▶ [WHAT IS BEING ASKED] Transcribe all the entries word for word, skipping the pictures.

▶ [EXERCISE MATERIALS]
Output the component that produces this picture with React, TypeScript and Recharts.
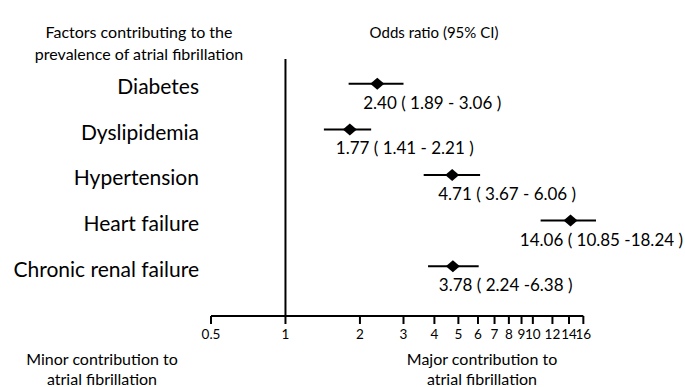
import { ScatterChart, Scatter, XAxis, YAxis, ErrorBar, ReferenceLine } from 'recharts';

// rows top to bottom
const factors = ['Diabetes', 'Dyslipidemia', 'Hypertension', 'Heart failure', 'Chronic renal failure'];
const oddsRatio = [2.35, 1.82, 4.72, 14.2, 4.75];
const ciLow = [1.8, 1.43, 3.62, 10.75, 3.77];
const ciHigh = [3.0, 2.22, 6.12, 18.0, 6.04];
// printed labels
const ciLabels = [
  '2.40 ( 1.89 - 3.06 )',
  '1.77 ( 1.41 - 2.21 )',
  '4.71 ( 3.67 - 6.06 )',
  '14.06 ( 10.85 -18.24 )',
  '3.78 ( 2.24 -6.38 )',
];
const xTicks = [0.5, 1, 2, 3, 4, 5, 6, 7, 8, 9, 10, 12, 14, 16];

const W = 685;
const H = 387;
const FONT = 'Lato, "Noto Sans", sans-serif';

const data = factors.map((factor, i) => ({
  factor,
  or: oddsRatio[i],
  err: [oddsRatio[i] - ciLow[i], ciHigh[i] - oddsRatio[i]],
  label: ciLabels[i],
}));

const Marker = (props: any) => {
  const { cx, cy, payload } = props;
  const nearEdge = cx + 160 > W;
  return (
    <g>
      <polygon
        points={`${cx - 7},${cy} ${cx},${cy - 6} ${cx + 7},${cy} ${cx},${cy + 6}`}
        fill="#000"
      />
      <text
        x={nearEdge ? W - 2 : cx - 14}
        y={cy + 19}
        dy="0.35em"
        textAnchor={nearEdge ? 'end' : 'start'}
        fontSize={17}
        fontFamily={FONT}
        fill="#000"
      >
        {payload.label}
      </text>
    </g>
  );
};

const FactorTick = (props: any) => {
  const { x, y, payload } = props;
  return (
    <text x={x} y={y + 3} dy="0.35em" textAnchor="end" fontSize={21} fontFamily={FONT} fill="#000">
      {payload.value}
    </text>
  );
};

const Caption = ({ cx, cy, lines, size, lh }: { cx: number; cy: number; lines: string[]; size: number; lh: number }) => (
  <div
    style={{
      position: 'absolute',
      left: cx - 150,
      top: cy - lh / 2,
      width: 300,
      textAlign: 'center',
      fontFamily: FONT,
      fontSize: size,
      lineHeight: `${lh}px`,
      color: '#000',
      whiteSpace: 'nowrap',
    }}
  >
    {lines.map((l) => (
      <div key={l}>{l}</div>
    ))}
  </div>
);

export default function App() {
  return (
    <div style={{ position: 'absolute', left: 0, top: 0, width: W, height: H, overflow: 'hidden', background: '#fff' }}>
      <ScatterChart width={W} height={H} margin={{ top: 59, right: 89, bottom: 0, left: 0 }}>
        <XAxis
          dataKey="or"
          type="number"
          scale="log"
          domain={[0.5, 18]}
          ticks={xTicks}
          interval={0}
          height={71}
          axisLine={false}
          tickSize={8}
          tickMargin={5}
          tickLine={{ stroke: '#000', strokeWidth: 2 }}
          tick={{ fill: '#000', fontSize: 13.5, fontFamily: FONT }}
        />
        <YAxis
          dataKey="factor"
          type="category"
          allowDuplicatedCategory={false}
          reversed
          width={211}
          padding={{ top: 2, bottom: 27 }}
          axisLine={false}
          tickLine={false}
          tickSize={0}
          tickMargin={12}
          tick={<FactorTick />}
        />
        <YAxis yAxisId="frame" type="number" domain={[0, 1]} allowDataOverflow hide />
        <ReferenceLine x={1} stroke="#000" strokeWidth={2} />
        <ReferenceLine
          yAxisId="frame"
          ifOverflow="visible"
          segment={[
            { x: xTicks[0], y: 0 },
            { x: xTicks[xTicks.length - 1], y: 0 },
          ]}
          stroke="#000"
          strokeWidth={2}
        />
        <Scatter data={data} shape={<Marker />} isAnimationActive={false}>
          <ErrorBar dataKey="err" direction="x" width={0} stroke="#000" strokeWidth={2} />
        </Scatter>
      </ScatterChart>
      <Caption cx={139} cy={32} size={16} lh={22} lines={['Factors contributing to the', 'prevalence of atrial fibrillation']} />
      <Caption cx={434} cy={32} size={15} lh={20} lines={['Odds ratio (95% CI)']} />
      <Caption cx={102} cy={359} size={16} lh={20} lines={['Minor contribution to', 'atrial fibrillation']} />
      <Caption cx={482} cy={359} size={16} lh={20} lines={['Major contribution to', 'atrial fibrillation']} />
    </div>
  );
}
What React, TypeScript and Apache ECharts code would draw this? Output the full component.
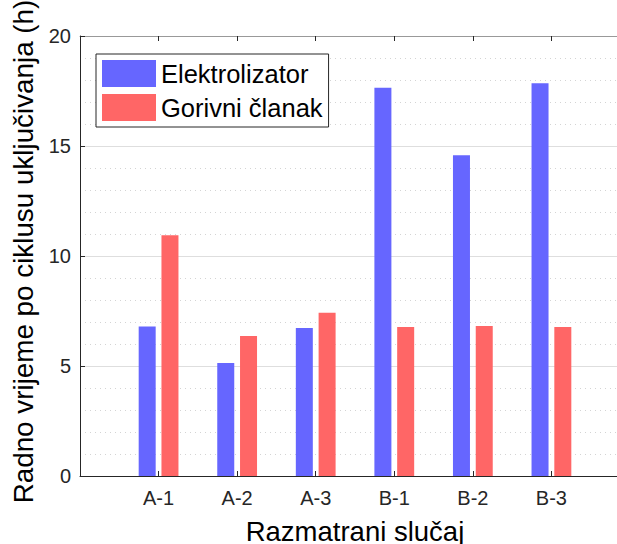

▶ [FINISHED EXERCISE]
Output the component that produces this picture with React, TypeScript and Recharts.
import { ScatterChart, Scatter, XAxis, YAxis, ErrorBar, ReferenceLine } from 'recharts';

// rows top to bottom
const factors = ['Diabetes', 'Dyslipidemia', 'Hypertension', 'Heart failure', 'Chronic renal failure'];
const oddsRatio = [2.35, 1.82, 4.72, 14.2, 4.75];
const ciLow = [1.8, 1.43, 3.62, 10.75, 3.77];
const ciHigh = [3.0, 2.22, 6.12, 18.0, 6.04];
// printed labels
const ciLabels = [
  '2.40 ( 1.89 - 3.06 )',
  '1.77 ( 1.41 - 2.21 )',
  '4.71 ( 3.67 - 6.06 )',
  '14.06 ( 10.85 -18.24 )',
  '3.78 ( 2.24 -6.38 )',
];
const xTicks = [0.5, 1, 2, 3, 4, 5, 6, 7, 8, 9, 10, 12, 14, 16];

const W = 685;
const H = 387;
const FONT = 'Lato, "Noto Sans", sans-serif';

const data = factors.map((factor, i) => ({
  factor,
  or: oddsRatio[i],
  err: [oddsRatio[i] - ciLow[i], ciHigh[i] - oddsRatio[i]],
  label: ciLabels[i],
}));

const Marker = (props: any) => {
  const { cx, cy, payload } = props;
  const nearEdge = cx + 160 > W;
  return (
    <g>
      <polygon
        points={`${cx - 7},${cy} ${cx},${cy - 6} ${cx + 7},${cy} ${cx},${cy + 6}`}
        fill="#000"
      />
      <text
        x={nearEdge ? W - 2 : cx - 14}
        y={cy + 19}
        dy="0.35em"
        textAnchor={nearEdge ? 'end' : 'start'}
        fontSize={17}
        fontFamily={FONT}
        fill="#000"
      >
        {payload.label}
      </text>
    </g>
  );
};

const FactorTick = (props: any) => {
  const { x, y, payload } = props;
  return (
    <text x={x} y={y + 3} dy="0.35em" textAnchor="end" fontSize={21} fontFamily={FONT} fill="#000">
      {payload.value}
    </text>
  );
};

const Caption = ({ cx, cy, lines, size, lh }: { cx: number; cy: number; lines: string[]; size: number; lh: number }) => (
  <div
    style={{
      position: 'absolute',
      left: cx - 150,
      top: cy - lh / 2,
      width: 300,
      textAlign: 'center',
      fontFamily: FONT,
      fontSize: size,
      lineHeight: `${lh}px`,
      color: '#000',
      whiteSpace: 'nowrap',
    }}
  >
    {lines.map((l) => (
      <div key={l}>{l}</div>
    ))}
  </div>
);

export default function App() {
  return (
    <div style={{ position: 'absolute', left: 0, top: 0, width: W, height: H, overflow: 'hidden', background: '#fff' }}>
      <ScatterChart width={W} height={H} margin={{ top: 59, right: 89, bottom: 0, left: 0 }}>
        <XAxis
          dataKey="or"
          type="number"
          scale="log"
          domain={[0.5, 18]}
          ticks={xTicks}
          interval={0}
          height={71}
          axisLine={false}
          tickSize={8}
          tickMargin={5}
          tickLine={{ stroke: '#000', strokeWidth: 2 }}
          tick={{ fill: '#000', fontSize: 13.5, fontFamily: FONT }}
        />
        <YAxis
          dataKey="factor"
          type="category"
          allowDuplicatedCategory={false}
          reversed
          width={211}
          padding={{ top: 2, bottom: 27 }}
          axisLine={false}
          tickLine={false}
          tickSize={0}
          tickMargin={12}
          tick={<FactorTick />}
        />
        <YAxis yAxisId="frame" type="number" domain={[0, 1]} allowDataOverflow hide />
        <ReferenceLine x={1} stroke="#000" strokeWidth={2} />
        <ReferenceLine
          yAxisId="frame"
          ifOverflow="visible"
          segment={[
            { x: xTicks[0], y: 0 },
            { x: xTicks[xTicks.length - 1], y: 0 },
          ]}
          stroke="#000"
          strokeWidth={2}
        />
        <Scatter data={data} shape={<Marker />} isAnimationActive={false}>
          <ErrorBar dataKey="err" direction="x" width={0} stroke="#000" strokeWidth={2} />
        </Scatter>
      </ScatterChart>
      <Caption cx={139} cy={32} size={16} lh={22} lines={['Factors contributing to the', 'prevalence of atrial fibrillation']} />
      <Caption cx={434} cy={32} size={15} lh={20} lines={['Odds ratio (95% CI)']} />
      <Caption cx={102} cy={359} size={16} lh={20} lines={['Minor contribution to', 'atrial fibrillation']} />
      <Caption cx={482} cy={359} size={16} lh={20} lines={['Major contribution to', 'atrial fibrillation']} />
    </div>
  );
}
What React, TypeScript and Apache ECharts code would draw this? Output the full component.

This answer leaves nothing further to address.